- _Exercise description_:
Leave out all pictures and return, exactly as written, the lines from the line containing "Write a Python" to the line containing "ax = fig.add_axes([317", both ends kept.

- _Provided entries_:
+++++
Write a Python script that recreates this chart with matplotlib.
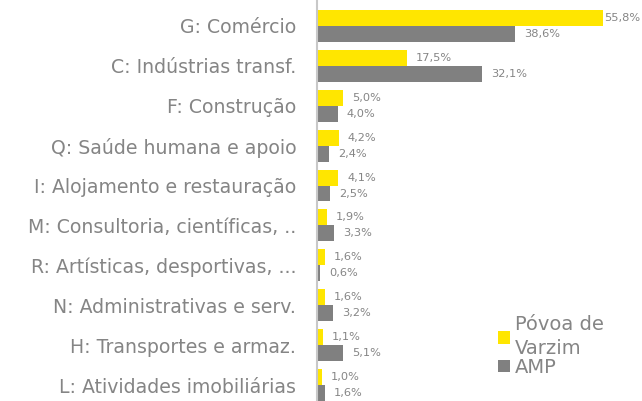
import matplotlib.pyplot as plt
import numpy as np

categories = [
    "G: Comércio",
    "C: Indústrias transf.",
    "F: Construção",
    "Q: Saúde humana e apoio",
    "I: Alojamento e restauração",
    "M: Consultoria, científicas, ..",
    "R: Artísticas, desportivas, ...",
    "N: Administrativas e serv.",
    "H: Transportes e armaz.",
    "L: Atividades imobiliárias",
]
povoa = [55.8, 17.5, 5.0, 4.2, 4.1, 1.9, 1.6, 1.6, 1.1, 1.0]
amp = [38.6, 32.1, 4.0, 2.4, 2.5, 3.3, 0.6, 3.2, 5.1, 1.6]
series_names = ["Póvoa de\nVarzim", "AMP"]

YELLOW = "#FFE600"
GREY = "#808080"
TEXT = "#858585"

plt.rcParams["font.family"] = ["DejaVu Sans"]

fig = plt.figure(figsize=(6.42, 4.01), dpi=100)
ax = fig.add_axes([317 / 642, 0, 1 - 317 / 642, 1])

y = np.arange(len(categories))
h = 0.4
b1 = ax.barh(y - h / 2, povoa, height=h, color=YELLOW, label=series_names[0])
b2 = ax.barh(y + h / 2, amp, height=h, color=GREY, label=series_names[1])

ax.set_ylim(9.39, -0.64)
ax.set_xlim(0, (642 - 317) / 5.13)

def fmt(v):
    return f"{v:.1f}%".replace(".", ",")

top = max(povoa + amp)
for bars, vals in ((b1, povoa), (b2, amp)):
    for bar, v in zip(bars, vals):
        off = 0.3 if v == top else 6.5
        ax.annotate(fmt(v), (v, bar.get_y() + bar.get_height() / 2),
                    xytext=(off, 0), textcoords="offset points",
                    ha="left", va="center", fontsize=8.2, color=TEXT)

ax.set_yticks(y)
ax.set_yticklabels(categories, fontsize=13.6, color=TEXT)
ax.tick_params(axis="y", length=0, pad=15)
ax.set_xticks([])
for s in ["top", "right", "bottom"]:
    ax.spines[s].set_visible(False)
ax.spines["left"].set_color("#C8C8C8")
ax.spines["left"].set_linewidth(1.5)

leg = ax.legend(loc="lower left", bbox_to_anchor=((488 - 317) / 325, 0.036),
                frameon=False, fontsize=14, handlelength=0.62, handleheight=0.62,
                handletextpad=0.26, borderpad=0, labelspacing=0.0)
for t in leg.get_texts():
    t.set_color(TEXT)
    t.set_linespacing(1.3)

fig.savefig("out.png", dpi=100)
+++++
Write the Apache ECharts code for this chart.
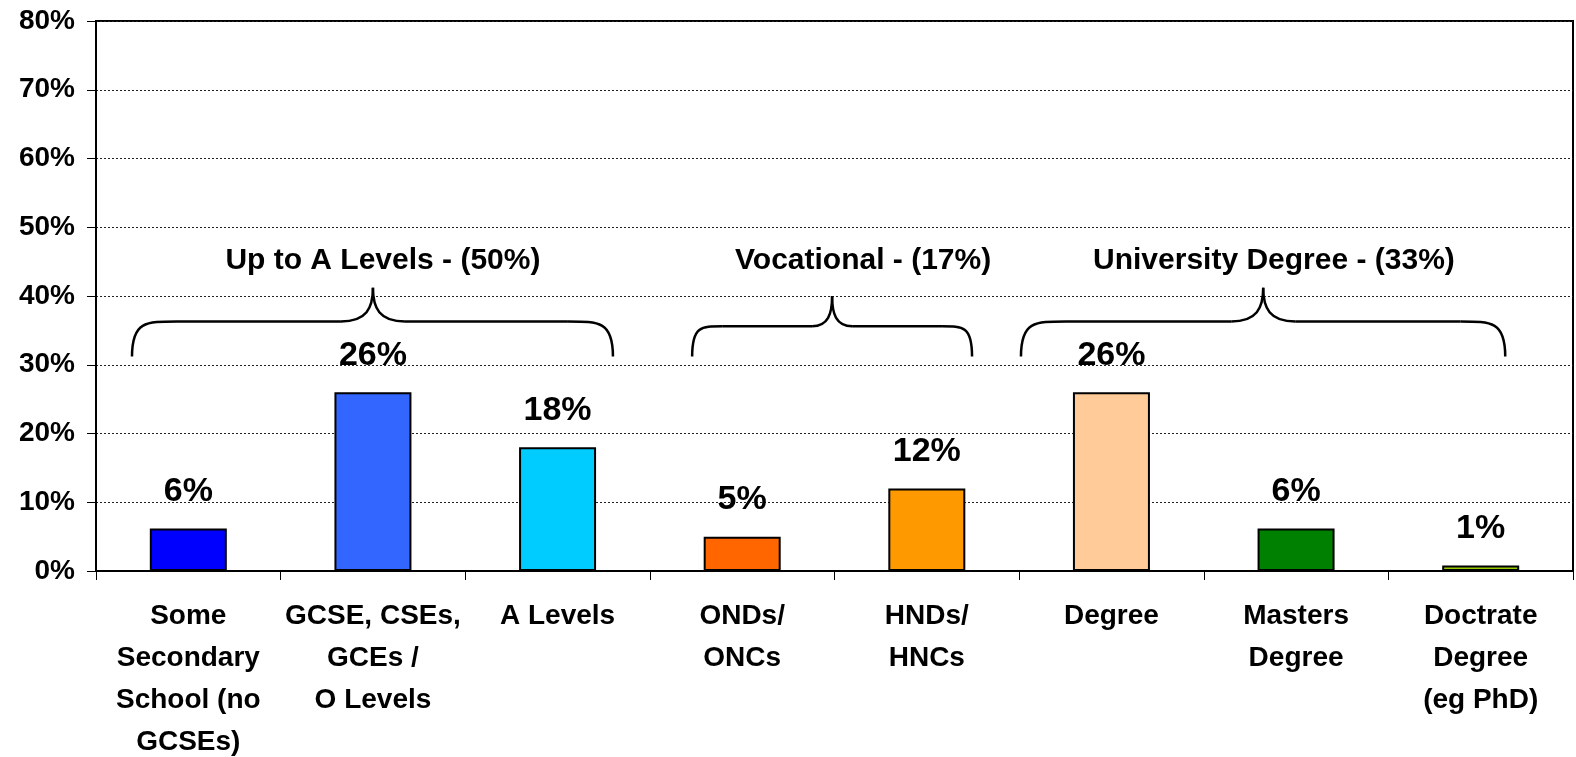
+++++
- _Exercise response_:
Write a Python script that recreates this chart with matplotlib.
import matplotlib.pyplot as plt
import numpy as np

categories = [
    "G: Comércio",
    "C: Indústrias transf.",
    "F: Construção",
    "Q: Saúde humana e apoio",
    "I: Alojamento e restauração",
    "M: Consultoria, científicas, ..",
    "R: Artísticas, desportivas, ...",
    "N: Administrativas e serv.",
    "H: Transportes e armaz.",
    "L: Atividades imobiliárias",
]
povoa = [55.8, 17.5, 5.0, 4.2, 4.1, 1.9, 1.6, 1.6, 1.1, 1.0]
amp = [38.6, 32.1, 4.0, 2.4, 2.5, 3.3, 0.6, 3.2, 5.1, 1.6]
series_names = ["Póvoa de\nVarzim", "AMP"]

YELLOW = "#FFE600"
GREY = "#808080"
TEXT = "#858585"

plt.rcParams["font.family"] = ["DejaVu Sans"]

fig = plt.figure(figsize=(6.42, 4.01), dpi=100)
ax = fig.add_axes([317 / 642, 0, 1 - 317 / 642, 1])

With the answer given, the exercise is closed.